Heidelberg. Machen wir es. Tun wir ihr und ihnen den Gefallen, alles zuzugeben. Ja, fast alles, was Ayse Güvendiren in ihrem Recherchestück „R-Faktor. Das Unfassbare“ für die Münchner Kammerspiele aus Kunstschaffendenschicksalen zusammengetragen hat, hat der Rezensent auch schon gedacht oder gar gesagt. Da in ihrem Stück Kritiken mit relativierenden Einschätzungen ohnehin als weiterer Beleg für Rassismus (eben „R-Faktor“) gelesen und zitiert werden, ist man frei von aller Widerspruchslust. Die Deutungshoheit, das kann man akzeptieren, liegt bei den Betroffenen, Schnauze also - und Applaus!
Nicht weiß - oder besser kaukasisch gelesene Menschen mit jeglichen Migrationshintergründen haben es schwer im Kulturbetrieb. Punkt. Und zwar vom Vorsprechen an der Schauspielschule bis ins Engagement. Kollegen, Intendanten, Dramaturgen - alles zumindest unsensible Kolonialisten mit Deutungshoheit oder eben Rassisten.
Wer es nicht glaubt, dem sei der im Stile einer Hans-Klok-Mystery-Show (Bühne: Theresa Scheitzenhammer) angelegte 80-Minüter empfohlen, weniger wegen der unendlich langen wie launig-sarkastischen Aufzählung jedweder „-ismen“, mehr wegen der brillanten monologischen Schauspielleistung von Safak Sengül. Wie ihre Regisseurin legt sie ein gutes Gefühl für Timing und Rhythmus an den Tag, auch beim Singen der subjektiven Betroffenheitswahrheiten. Benutzt werden dafür (freilich, weil all überall hip and hot as shit) Popmelodien der 1980er Jahre.
Pop-Hymnen als Vehikel
Whitney Houston hätte sich gefreut, mehrfach geehrt zu werden. Ihre immerwährende Sopranschnulze „I Will Always Love You“ (der Rezensent hörte sie allein auf baden-württembergischen Bühnen innerhalb 24 Stunden in vier unterschiedlichen Produktionen) erklingt an den Münchner Kammerspielen als Klangfolie zur Herstellung politischer Korrektheit.
Wenig später hört man den Song dann im Marguerre-Saal des Theaters als kollektiv falsettierte Liebeserklärung, des großen Bochumer Dante-Abends „Das neue Leben“, der in acht Tagen auch beim Berliner Theatertreffen zu sehen sein wird.

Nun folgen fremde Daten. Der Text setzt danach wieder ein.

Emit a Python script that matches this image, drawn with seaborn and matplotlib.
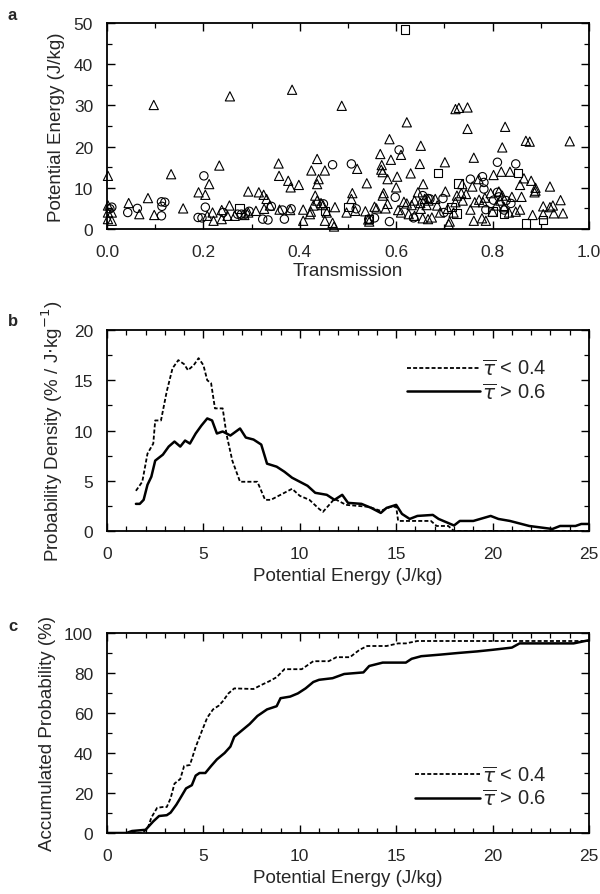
import numpy as np
import pandas as pd
import matplotlib
matplotlib.use("Agg")
import matplotlib.pyplot as plt
from matplotlib.ticker import MultipleLocator
import seaborn as sns

# ---------------- Panel a data ----------------
tri_x = [0.002, 0.097, 0.255, 0.384, 0.487, 0.622, 0.723, 0.730, 0.748, 0.748, 0.826, 0.869, 0.877, 0.960,
         0.586, 0.651, 0.820, 0.567, 0.610, 0.589, 0.761, 0.436, 0.356, 0.649, 0.701, 0.233, 0.570, 0.452,
         0.424, 0.519, 0.569, 0.572, 0.133, 0.357, 0.630, 0.602, 0.802, 0.818, 0.836, 0.865, 0.880, 0.582,
         0.376, 0.439, 0.771, 0.212, 0.381, 0.398, 0.436, 0.539, 0.857, 0.919, 0.889, 0.758, 0.737, 0.656,
         0.600, 0.190, 0.204, 0.293, 0.315, 0.325, 0.085, 0.645, 0.702, 0.726, 0.735, 0.887, 0.889, 0.796,
         0.784, 0.840, 0.860, 0.941, 0.432, 0.574, 0.572, 0.509, 0.507, 0.331, 0.045, 0.158, 0.254, 0.309,
         0.338, 0.358, 0.380, 0.326, 0.407, 0.067, 0.098, 0.219, 0.238, 0.423, 0.421, 0.428, 0.436, 0.444,
         0.448, 0.473, 0.456, 0.221, 0.238, 0.407, 0.452, 0.471, 0.468, 0.497, 0.515, 0.536, 0.555, 0.559,
         0.578, 0.582, 0.604, 0.610, 0.616, 0.622, 0.632, 0.638, 0.650, 0.651, 0.659, 0.663, 0.667, 0.681,
         0.685, 0.674, 0.655, 0.666, 0.691, 0.707, 0.711, 0.709, 0.719, 0.723, 0.738, 0.754, 0.761, 0.772,
         0.780, 0.778, 0.786, 0.800, 0.808, 0.816, 0.824, 0.834, 0.848, 0.857, 0.883, 0.905, 0.905, 0.919,
         0.925, 0.927, 0.946, 0.002, 0.002, 0.002, 0.010, 0.010, 0.542, 0.544, 0.745, 0.813, 0.820, 0.285,
         0.265, 0.250, 0.293, 0.208, 0.763, 0.626, 0.638]
tri_y = [12.9, 30.1, 32.2, 33.8, 29.9, 25.9, 29.1, 29.4, 29.5, 24.3, 24.8, 21.4, 21.2, 21.3,
         21.8, 20.2, 19.8, 18.2, 18.0, 16.8, 17.3, 17.0, 15.9, 15.8, 16.2, 15.4, 15.5, 14.2,
         14.2, 14.6, 14.4, 13.8, 13.3, 12.9, 13.5, 12.7, 13.1, 13.9, 13.9, 12.3, 11.7, 12.1,
         11.7, 12.1, 12.1, 10.9, 10.1, 10.7, 10.9, 11.1, 10.7, 10.3, 10.0, 10.3, 10.9, 10.9,
         10.1, 8.9, 8.3, 9.1, 8.9, 8.3, 7.5, 8.9, 9.1, 8.1, 8.7, 8.9, 9.3, 8.7,
         7.6, 7.8, 7.8, 7.0, 8.1, 8.7, 8.1, 8.7, 7.3, 7.3, 6.3, 5.0, 5.7, 4.4,
         5.7, 4.7, 4.6, 4.9, 4.7, 3.6, 3.4, 4.0, 4.6, 4.2, 3.6, 5.7, 6.9, 6.3,
         5.8, 5.3, 4.0, 2.0, 2.4, 2.0, 2.0, 0.6, 1.5, 4.0, 4.4, 4.3, 5.4, 5.0,
         5.0, 6.1, 4.6, 4.0, 6.6, 6.2, 5.8, 6.9, 6.3, 4.9, 7.3, 5.8, 6.9, 7.3,
         5.7, 2.8, 2.6, 2.4, 4.0, 4.9, 1.8, 1.2, 4.0, 6.5, 6.9, 4.7, 2.0, 7.1,
         6.5, 2.6, 2.0, 4.2, 5.7, 6.9, 5.3, 4.0, 4.2, 4.7, 3.4, 3.6, 5.5, 5.3,
         5.7, 3.8, 3.8, 5.7, 4.0, 2.4, 2.0, 4.0, 2.3, 1.8, 8.5, 9.1, 8.1, 3.4,
         3.2, 3.2, 4.0, 3.2, 6.5, 3.6, 3.2]
circ_x = [0.010, 0.006, 0.043, 0.063, 0.113, 0.114, 0.120, 0.113, 0.189, 0.197, 0.201, 0.204, 0.241,
          0.271, 0.279, 0.287, 0.295, 0.323, 0.334, 0.341, 0.364, 0.368, 0.468, 0.507, 0.517, 0.543,
          0.555, 0.586, 0.598, 0.606, 0.636, 0.670, 0.697, 0.699, 0.754, 0.779, 0.782, 0.782, 0.786,
          0.810, 0.810, 0.813, 0.848, 0.802, 0.824, 0.828, 0.838, 0.382, 0.449, 0.666, 0.655]
circ_y = [5.3, 4.9, 4.0, 5.0, 6.6, 5.5, 6.5, 3.2, 2.8, 2.7, 12.9, 5.3, 4.0,
          3.6, 3.6, 3.6, 4.3, 2.4, 2.2, 5.5, 4.6, 2.4, 15.6, 15.8, 4.9, 2.4,
          2.7, 1.8, 7.7, 19.2, 2.7, 7.3, 7.4, 4.0, 12.1, 12.7, 11.3, 9.7, 4.7,
          16.2, 8.9, 7.8, 15.8, 7.0, 4.6, 6.9, 6.2, 4.9, 6.1, 7.4, 8.1]
sq_x = [0.618, 0.687, 0.853, 0.729, 0.725, 0.715, 0.275, 0.452, 0.501, 0.544, 0.869, 0.905, 0.800, 0.824]
sq_y = [48.4, 13.6, 13.6, 11.1, 3.8, 5.3, 5.0, 4.4, 5.3, 2.4, 1.4, 2.2, 4.2, 3.6]

# ---------------- Panel b data ----------------
pd_low_x = [1.5, 1.83, 2.1, 2.4, 2.5, 2.8, 3.1, 3.4, 3.7, 4.0, 4.2, 4.5, 4.75, 5.0, 5.2, 5.4, 5.6, 6.0,
            6.2, 6.5, 6.9, 7.6, 7.8, 8.2, 8.5, 9.1, 9.6, 10.0, 10.5, 11.0, 11.2, 11.8, 12.4, 13.6, 14.2,
            14.7, 15.0, 15.1, 16.8, 17.1, 17.7, 18.0, 25.0]
pd_low_y = [4.0, 4.9, 7.7, 8.7, 11.0, 11.0, 13.9, 16.2, 17.0, 16.6, 16.0, 16.5, 17.2, 16.5, 15.0, 14.7,
            12.2, 12.2, 9.6, 7.0, 4.9, 4.9, 4.9, 3.1, 3.1, 3.7, 4.2, 3.5, 3.1, 2.2, 1.9, 3.2, 2.6, 2.4,
            2.0, 2.4, 2.4, 1.0, 1.0, 0.5, 0.5, 0.0, 0.0]
pd_high_x = [1.5, 1.7, 1.9, 2.1, 2.3, 2.5, 2.9, 3.2, 3.5, 3.8, 4.05, 4.3, 4.6, 4.9, 5.2, 5.45, 5.7, 6.0,
             6.4, 6.9, 7.2, 7.6, 8.0, 8.3, 8.8, 9.2, 9.6, 10.1, 10.4, 10.8, 11.4, 11.8, 12.2, 12.5, 13.2,
             13.7, 14.2, 14.5, 15.0, 15.3, 15.7, 16.1, 16.9, 17.2, 18.0, 18.3, 19.0, 19.9, 20.3, 20.9,
             21.9, 23.1, 23.5, 24.3, 24.6, 25.0]
pd_high_y = [2.7, 2.7, 3.1, 4.6, 5.4, 7.0, 7.6, 8.4, 8.9, 8.4, 9.0, 8.7, 9.7, 10.5, 11.2, 11.0, 9.7, 9.9,
             9.5, 10.2, 9.3, 9.1, 8.6, 6.7, 6.4, 5.9, 5.3, 4.8, 4.5, 3.8, 3.6, 3.1, 3.6, 2.8, 2.7,
             2.3, 1.8, 2.3, 2.6, 1.7, 1.2, 1.5, 1.6, 1.2, 0.55, 1.0, 1.0, 1.5, 1.2, 1.0,
             0.5, 0.2, 0.5, 0.5, 0.7, 0.7]

# ---------------- Panel c data ----------------
ac_low_x = [0.0, 1.8, 2.1, 2.3, 2.6, 2.9, 3.1, 3.3, 3.5, 3.8, 4.0, 4.3, 4.6, 4.9, 5.2, 5.5, 5.8, 6.0,
            6.3, 6.6, 7.6, 8.0, 8.4, 8.8, 9.2, 10.1, 10.7, 11.5, 11.9, 12.6, 13.1, 13.5, 14.5, 15.1,
            15.5, 16.1, 25.0]
ac_low_y = [0, 0, 2, 7.7, 12.6, 13, 13, 17.4, 24.7, 27, 33.5, 34, 43, 50.5, 57.7, 61.8, 63.7, 65.8,
            69.8, 72.3, 72, 74, 75.8, 77.9, 81.9, 81.9, 85.9, 85.9, 87.9, 87.9, 91.6, 93.5, 93.5, 94.8,
            94.8, 96, 96]
ac_high_x = [0.0, 1.0, 1.3, 2.0, 2.2, 2.4, 2.7, 3.1, 3.3, 3.6, 3.8, 4.1, 4.4, 4.6, 4.8, 5.1, 5.4, 5.7,
             6.1, 6.4, 6.6, 7.0, 7.4, 7.8, 8.3, 8.8, 9.0, 9.5, 9.9, 10.3, 10.7, 11.0, 11.7, 12.3, 13.3,
             13.6, 14.3, 15.5, 15.8, 16.3, 17.3, 18.2, 19.2, 20.0, 21.0, 21.4, 24.2, 25.0]
ac_high_y = [0, 0, 1, 1.6, 3.7, 5.8, 8.5, 8.9, 10.2, 14.2, 17.4, 22.3, 23.9, 28.7, 30, 30, 33.5, 36.8,
             40, 43.2, 48.1, 51.3, 54.5, 58.5, 61.8, 63.4, 67.4, 68.2, 69.8, 72.3, 75.5, 76.6, 77.4, 79.5,
             80.3, 83.5, 85.2, 85.2, 87.1, 88.4, 89.2, 90, 90.8, 91.6, 92.7, 94.8, 94.8, 96.4]

legend_low = r"$\overline{\tau}$ < 0.4"
legend_high = r"$\overline{\tau}$ > 0.6"

sns.set_style("ticks")
plt.rcParams["font.family"] = ["Liberation Sans Narrow", "Liberation Sans", "DejaVu Sans"]
plt.rcParams["mathtext.fontset"] = "dejavusans"

W, H = 600, 895
fig = plt.figure(figsize=(W / 100, H / 100), dpi=100)

def rect(top, bottom, left=107, right=589):
    return [left / W, 1 - bottom / H, (right - left) / W, (bottom - top) / H]

axa = fig.add_axes(rect(24, 230))
axb = fig.add_axes(rect(331, 532))
axc = fig.add_axes(rect(634, 834))

fs = 12.5

def style(ax):
    for s in ax.spines.values():
        s.set_linewidth(1.3)
        s.set_color("black")
    ax.tick_params(which="both", direction="in", top=True, right=True, color="black")
    ax.tick_params(which="major", length=6, width=1.0, labelsize=fs)
    ax.tick_params(which="minor", length=3.5, width=0.9)
    ax.tick_params(axis="x", which="major", pad=11)
    ax.tick_params(axis="y", which="major", pad=10)

# Panel a
dfa = pd.concat([
    pd.DataFrame({"t": tri_x, "pe": tri_y, "kind": "tri"}),
    pd.DataFrame({"t": circ_x, "pe": circ_y, "kind": "circ"}),
    pd.DataFrame({"t": sq_x, "pe": sq_y, "kind": "sq"}),
])
marks = {"tri": ("^", 44), "circ": ("o", 36), "sq": ("s", 38)}
for k, (m, sz) in marks.items():
    sub = dfa[dfa["kind"] == k]
    sns.scatterplot(data=sub, x="t", y="pe", marker=m, s=sz,
                    facecolor="none", edgecolor="black", linewidth=0.8, ax=axa, legend=False,
                    clip_on=False, zorder=3)
axa.set_xlim(0, 1.0)
axa.set_ylim(0, 50)
axa.xaxis.set_minor_locator(MultipleLocator(0.1))
axa.yaxis.set_major_locator(MultipleLocator(10))
axa.yaxis.set_minor_locator(MultipleLocator(5))
axa.set_xticks([0, 0.2, 0.4, 0.6, 0.8, 1.0])
axa.set_xticklabels(["0.0", "0.2", "0.4", "0.6", "0.8", "1.0"])
axa.set_xlabel("Transmission", fontsize=fs + 1, labelpad=2)
axa.set_ylabel("Potential Energy (J/kg)", fontsize=fs + 1, labelpad=6)
style(axa)

dash = (0, (2.2, 1.2))

# Panel b
sns.lineplot(x=pd_low_x, y=pd_low_y, ax=axb, color="black", linestyle=dash, linewidth=1.3,
             sort=False, estimator=None, label=legend_low)
sns.lineplot(x=pd_high_x, y=pd_high_y, ax=axb, color="black", linestyle="-", linewidth=1.8,
             sort=False, estimator=None, label=legend_high)
axb.set_xlim(0, 25)
axb.set_ylim(0, 20)
axb.xaxis.set_major_locator(MultipleLocator(5))
axb.xaxis.set_minor_locator(MultipleLocator(1))
axb.yaxis.set_major_locator(MultipleLocator(5))
axb.yaxis.set_minor_locator(MultipleLocator(2.5))
axb.set_xlabel("Potential Energy (J/kg)", fontsize=fs + 1, labelpad=4)
axb.set_ylabel(r"Probability Density (% / J$\cdot$kg$^{-1}$)", fontsize=fs + 1, labelpad=6)
style(axb)
axb.legend(loc="upper right", bbox_to_anchor=(0.94, 0.93), frameon=False, fontsize=fs + 2,
           handlelength=3.6, handletextpad=0.1, labelspacing=0.15, borderpad=0.2)

# Panel c
sns.lineplot(x=ac_low_x, y=ac_low_y, ax=axc, color="black", linestyle=dash, linewidth=1.3,
             sort=False, estimator=None, label=legend_low)
sns.lineplot(x=ac_high_x, y=ac_high_y, ax=axc, color="black", linestyle="-", linewidth=1.8,
             sort=False, estimator=None, label=legend_high)
axc.set_xlim(0, 25)
axc.set_ylim(0, 100)
axc.xaxis.set_major_locator(MultipleLocator(5))
axc.xaxis.set_minor_locator(MultipleLocator(1))
axc.yaxis.set_major_locator(MultipleLocator(20))
axc.yaxis.set_minor_locator(MultipleLocator(10))
axc.set_xlabel("Potential Energy (J/kg)", fontsize=fs + 1, labelpad=4)
axc.set_ylabel("Accumulated Probability (%)", fontsize=fs + 1, labelpad=6)
style(axc)
axc.legend(loc="lower right", bbox_to_anchor=(0.94, 0.05), frameon=False, fontsize=fs + 2,
           handlelength=3.2, handletextpad=0.1, labelspacing=0.15, borderpad=0.2)

for lab, y in (("a", 15), ("b", 322), ("c", 627)):
    fig.text(8 / W, 1 - y / H, lab, fontsize=12, fontweight="bold", ha="left", va="center",
             family="Liberation Sans")

fig.savefig("out.png", dpi=100, facecolor="white")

Ein Wiedersehen mit dem sensationell-anrührenden Damian Rebgetz gibt es da, der 2014 bei „Theater der Welt“ in Mannheim als australischer Glamour-Cowboy zu erleben war. Sein von Regisseur Christopher Rüping zusammengesuchtes Kollegium ist nicht minder beeindruckend: William Cooper, Anna Drexler, Viviane De Muynck, Anne Rietmeijer. Der Abend „frei nach Dante Alighieri, Meat Loaf und Britney Spears“ kreist 130 pausenlose Minuten mal launig, mal gefühlvoll um die Liebe, das Vergehen und alles Unaussprechliche, das der mittelalterliche Dichter und Denker Dante mit Sonetten und der „Göttlichen Komödie“ ebenso hitzig-quälend umkreist, wie der nervige Pendelscheinwerfer Bernd Felders die Bühne von Peter Baur. Das hat Poesie und Witz, auch wenn der Spagat zwischen Tiefgründigkeit und leichter Muse, zwischen hochliterarischer Minne zu Beatrice und trendiger Nummernrevue manchmal wehtut.
Viel Applaus gibt es für das, was Dante offensichtlich nicht so schön sagen konnte wie The Blaze mit „Places“ oder Danger Dan mit seiner „Guten Nachricht“. In Zeiten, in denen für Kunstschaffende U50 keinerlei andere Transmitter-Folie mehr denkbar ist als Pop-Musik, hier ein Tipp für alle, die sich mit dem Gedanken tragen, Regie zu studieren: Schon mal an eine Musicalschule gedacht?